Streaming services target ‘serial mass-infringer’


Alex Baldwin

Streaming services target ‘serial mass-infringer’

Ivan Marc /

A consortium of several of the world’s largest media companies, including Disney, Netflix, Amazon and Universal, have filed a lawsuit against “serial-mass infringer” Jason Tusa, the alleged operator of several pirate TV subscription services.

A total of 13 media companies accused Tusa of operating the streaming service Altered Carbon TV (previously branded as Digital UniCorn Media), despite having agreed to stop presenting copyrighted works following the shut down of his previous websites Singularity Media and Area 51.

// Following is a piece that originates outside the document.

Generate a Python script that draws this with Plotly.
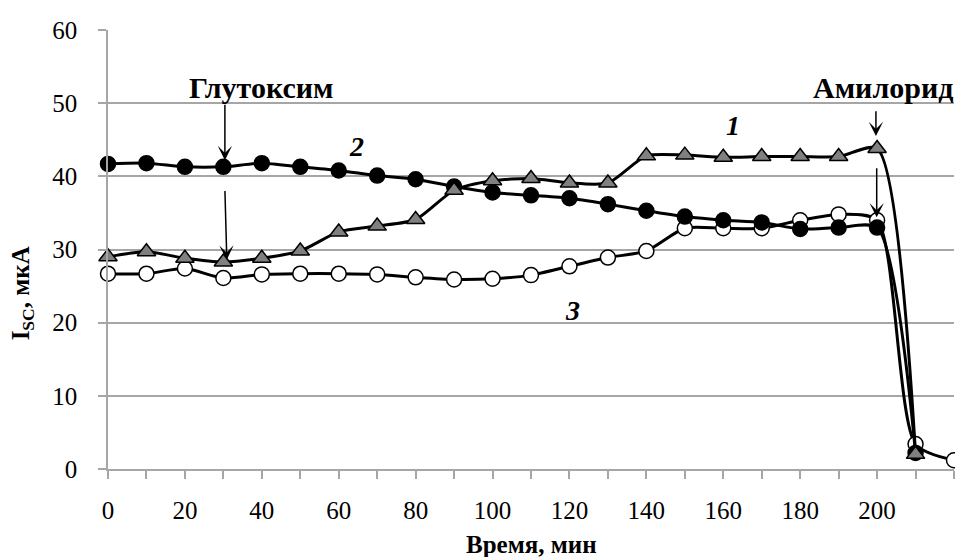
import plotly.graph_objects as go

# Time, min
time_1 = [0, 10, 20, 30, 40, 50, 60, 70, 80, 90, 100, 110, 120, 130, 140, 150, 160, 170, 180, 190, 200, 210]
time_2 = [0, 10, 20, 30, 40, 50, 60, 70, 80, 90, 100, 110, 120, 130, 140, 150, 160, 170, 180, 190, 200, 210]
time_3 = [0, 10, 20, 30, 40, 50, 60, 70, 80, 90, 100, 110, 120, 130, 140, 150, 160, 170, 180, 190, 200, 210, 220]

# I_SC, uA
curve_1 = [29.0, 29.7, 28.8, 28.3, 28.8, 29.8, 32.4, 33.2, 34.1, 38.1, 39.4, 39.7, 39.1, 39.1, 42.8, 42.9, 42.6, 42.7, 42.7, 42.7, 43.8, 2.0]
curve_2 = [41.7, 41.8, 41.3, 41.3, 41.8, 41.3, 40.8, 40.1, 39.6, 38.6, 37.8, 37.4, 37.0, 36.2, 35.3, 34.5, 34.0, 33.7, 32.8, 33.0, 33.0, 2.2]
curve_3 = [26.7, 26.7, 27.4, 26.1, 26.6, 26.7, 26.7, 26.6, 26.2, 25.9, 26.0, 26.5, 27.7, 28.9, 29.8, 32.9, 32.9, 32.9, 34.0, 34.8, 34.0, 3.4, 1.2]

x_ticks = [0, 20, 40, 60, 80, 100, 120, 140, 160, 180, 200]
y_ticks = [0, 10, 20, 30, 40, 50, 60]

FONT = "Liberation Serif, Times New Roman, Tinos, DejaVu Serif, serif"
GRID = "#a6a6a6"

fig = go.Figure()

common_line = dict(color="black", width=3, shape="spline", smoothing=0.7)

fig.add_trace(go.Scatter(
    x=time_3, y=curve_3, mode="lines+markers", name="3",
    line=common_line,
    marker=dict(symbol="circle", size=15, color="white", line=dict(color="black", width=1.5)),
    cliponaxis=False,
))
fig.add_trace(go.Scatter(
    x=time_2, y=curve_2, mode="lines+markers", name="2",
    line=common_line,
    marker=dict(symbol="circle", size=15, color="black", line=dict(color="black", width=1.5)),
    cliponaxis=False,
))
fig.add_trace(go.Scatter(
    x=time_1, y=curve_1, mode="lines+markers", name="1",
    line=common_line,
    marker=dict(symbol="triangle-up", size=16, color="#808080", line=dict(color="black", width=1.5)),
    cliponaxis=False,
))

annotations = []

def txt(x, y, text, size, **kw):
    annotations.append(dict(x=x, y=y, xref="x", yref="y", text=text, showarrow=False,
                            xanchor="center", yanchor="middle",
                            font=dict(family=FONT, size=size, color="black"), **kw))

txt(39.7, 52.2, "<b>Глутоксим</b>", 30)
txt(201.6, 52.2, "<b>Амилорид</b>", 30)
txt(162.5, 46.9, "<b><i>1</i></b>", 28)
txt(64.5, 44.1, "<b><i>2</i></b>", 28)
txt(120.7, 21.7, "<b><i>3</i></b>", 28)

def arrow(x_tail, y_tail, x_tip, y_tip):
    annotations.append(dict(x=x_tip, y=y_tip, ax=x_tail, ay=y_tail, xref="x", yref="y",
                            axref="x", ayref="y", text="", showarrow=True,
                            arrowhead=3, arrowsize=1.6, arrowwidth=1.5, arrowcolor="black",
                            standoff=0, startstandoff=0))

arrow(30.4, 50.0, 30.4, 42.2)
arrow(30.4, 38.2, 30.9, 28.6)
arrow(199.7, 49.1, 199.7, 45.5)
arrow(199.9, 41.3, 199.9, 34.4)

annotations.append(dict(x=-0.1017, y=0.40, xref="paper", yref="paper",
                        xanchor="center", yanchor="middle",
                        text="<b>I<sub>SC</sub>, мкА</b>", textangle=-90, showarrow=False,
                        font=dict(family=FONT, size=25, color="black")))
annotations.append(dict(x=0.5, y=-0.171, xref="paper", yref="paper",
                        xanchor="center", yanchor="middle", borderpad=0,
                        text="<b>Время, мин</b>", showarrow=False,
                        font=dict(family=FONT, size=25, color="black")))

# The page body has an 8px default margin; figure size/margins compensate so the
# plot area lands at x 108..954, y 24..461 in the 963x557 window.
fig.update_layout(
    width=955, height=549,
    margin=dict(l=100, r=9, t=16, b=88),
    plot_bgcolor="white", paper_bgcolor="white",
    showlegend=False,
    font=dict(family=FONT, size=25, color="black"),
    annotations=annotations,
    xaxis=dict(
        range=[0, 220], tickvals=x_ticks, showgrid=False, zeroline=False,
        showline=True, linecolor=GRID, linewidth=1.5,
        ticks="outside", ticklen=8, tickcolor=GRID, tickwidth=1.5,
        minor=dict(dtick=10, tick0=0, ticks="outside", ticklen=8, tickcolor=GRID, tickwidth=1.5, showgrid=False),
        ticklabelstandoff=10,
        tickfont=dict(family=FONT, size=25, color="black"),
    ),
    yaxis=dict(
        range=[0, 60], tickvals=y_ticks, showgrid=True, gridcolor=GRID, gridwidth=1.5,
        zeroline=False, showline=True, linecolor=GRID, linewidth=1.5,
        ticks="outside", ticklen=8, tickcolor=GRID, tickwidth=1.5,
        ticklabelstandoff=16,
        tickfont=dict(family=FONT, size=25, color="black"),
    ),
)

fig.write_html("out.html")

Area 51 received three million visits between June 2019 and 2020, making it the “largest stand-alone” internet protocol television (IPTV) service at the time, according to a complaint filed on Tuesday, July 6 at the US District Court for the Central District of California.

Following the discovery of Area 51, a cease and desist was issued against Tusa asking him to halt infringing activities, which he had allegedly signed, agreeing to settle without court intervention.

But Tusa then allegedly launched Altered Carbon—a subscription service that provides nearly 2,600 channels and pay-per-view events for $7-$10 per month.

“Tusa many-times-over has launched services that enable him to profit by exploiting the rights to many of the world’s most popular movies and television programs,” the complaint said.

The companies are seeking preliminary and permanent injunctions enjoining Tusa hosting or presenting infringed works and impounding all hardware related to the infringement in his possession.

It also wants an injunction preventing the Altered Carbon websites from being modified, sold, transferred, instead of asking the domain to be transferred to a registrar appointed by the plaintiffs.

“He knows his unauthorised IPTV Services are illegal. The pre-litigation history of this dispute [the settlement] makes clear that, despite his express written agreement, he will not cease until a court orders him to do so,” the complaint said.

The plaintiffs have also demanded a trial by jury on all issues presented.